This is the first in a series of blog posts I'm going to write that define a opportunities for startups.
In all cases, these startups will have a business model that revolves around an old-fashioned idea that will, imho, once again become fashionable -- the customer. People pay the company for a service they provide. This has all kinds of good side-effects. We'll see customer-driven products, ones designed to serve users, instead of some vague idea of a marketer that can sell things to the users. It will foster competition to serve users. It will help the economy straighten itself out and start creating products with obvious utility. Most of the scams that are supposed to be businesses turn out to not be all that lucrative anyway.
Okay enough preamble.
Everyone wants a way to associate a name with a net resource. We've been arguing about this for a long time. Yet, all the time we're debating, we're using one that works perfectly well, operates at Internet scale, and has a proven business model that generates real money. It's called the Domain Name System. Each of us is using it hundreds if not thousands of times an hour while we surf the net, write code, play Angry Birds or Words-With-Friends.

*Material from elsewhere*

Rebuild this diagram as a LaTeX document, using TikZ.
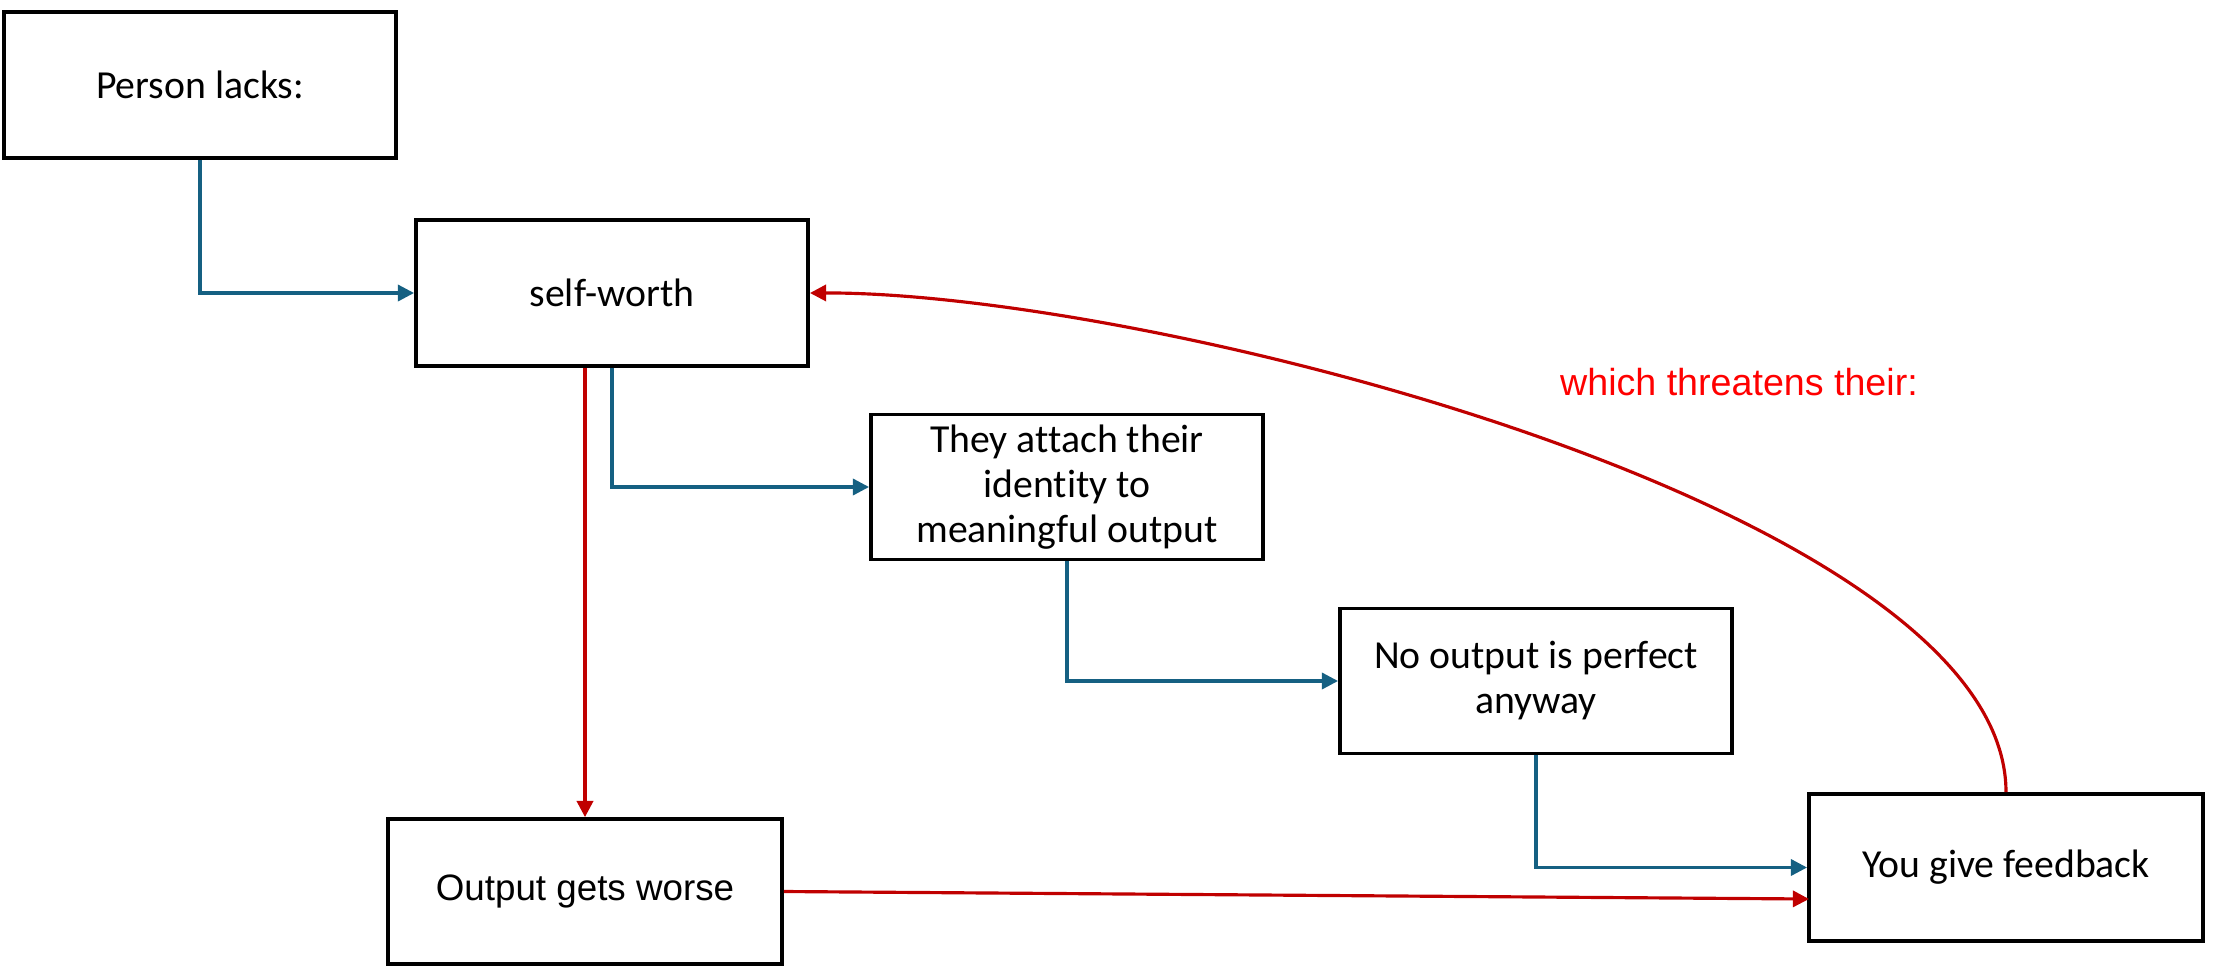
\documentclass[tikz,border=0pt]{standalone}
\usepackage{fontspec}
\setmainfont[Ligatures={NoCommon}]{Carlito}
\newfontfamily\widefont{Liberation Sans}
\usetikzlibrary{arrows.meta}
\definecolor{flowblue}{RGB}{21,96,130}
\definecolor{flowred}{RGB}{192,0,0}
\definecolor{labelred}{RGB}{255,0,0}
\tikzset{
  box/.style={draw=black, line width=1.05pt, fill=white, inner sep=0pt, align=center,
    font=\fontsize{11.3}{12.8}\selectfont},
  bluearrow/.style={draw=flowblue, line width=0.9pt, -{Triangle[length=4.6pt,width=4.6pt]}},
  redarrow/.style={draw=flowred, line width=0.9pt, -{Triangle[length=4.6pt,width=4.6pt]}},
}
\begin{document}
\begin{tikzpicture}[x=0.01cm, y=-0.01cm]
\useasboundingbox (0,0) rectangle (2226,978);
% boxes
\node[box, minimum width=3.92cm, minimum height=1.46cm] (pl) at (200,85) {Person lacks:};
\node[box, minimum width=3.92cm, minimum height=1.46cm] (sw) at (612,293) {self-worth};
\node[box, minimum width=3.92cm, minimum height=1.45cm] (ta) at (1067,487) {They attach their\\identity to\\meaningful output};
\node[box, minimum width=3.92cm, minimum height=1.45cm] (no) at (1536,681) {No output is perfect\\anyway};
\node[box, minimum width=3.94cm, minimum height=1.45cm, font=\widefont\fontsize{10.45}{12}\selectfont] (ow) at (585,891.5) {Output gets worse};
\node[box, minimum width=3.94cm, minimum height=1.47cm] (fb) at (2006,867.5) {You give feedback};
% label
\node[text=labelred, font=\widefont\fontsize{10.7}{12}\selectfont, inner sep=0pt] (lbl) at (1739,382) {which threatens their:};
% blue connectors
\draw[bluearrow] (pl.south) |- (sw.west);
\draw[bluearrow] (sw.south) |- (ta.west);
\draw[bluearrow] (ta.south) |- (no.west);
\draw[bluearrow] (no.south) |- (fb.west);
% red connectors
\draw[redarrow] (sw.south -| ow.north) -- (ow.north);
\coordinate (fbin) at (1809,899);
\draw[redarrow] (ow.east) -- (fbin);
\draw[redarrow] (fb.north) .. controls (2006,510) and (1150,292) .. (sw.east);
\end{tikzpicture}
\end{document}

It's so obvious, so everywhere that pundits don't even bother saying it's dead. It's so pervasive -- it's the Super-Dead. The VCs don't understand it, they don't see it, that's how dead it is.
Even so, we need a web service that makes it easy for people to:
1. Buy a domain.
2. Give a sub-domain to a friend.
3. Charge someone to use a sub-domain.
4. Manage sub-domains.
A good designer could come up with a browser-based editor, it seems to me, fairly quickly. Even better, Amazon now offers a web service that allows you to manage domains and sub-domains. Iterate over the design to take out every gotcha, every unnecessary concept, to make it accessible to as many people as possible. And fast. 1-2-3. In and out quick.
Setting up a sub-domain must be as easy as signing up for Twitter or Facebook, or buying a shirt on Amazon.
The only part of this deal that isn't simple is #1, and that's largely a bizdev thing. Get 2-4 going, and then we'll find an existing registrar to merge with. And off to moon!
I would love to be an adviser to such a startup, in return for options (of course). The software I'm building absolutely needs this service and I would recommend a good implementation, even if I weren't an investor.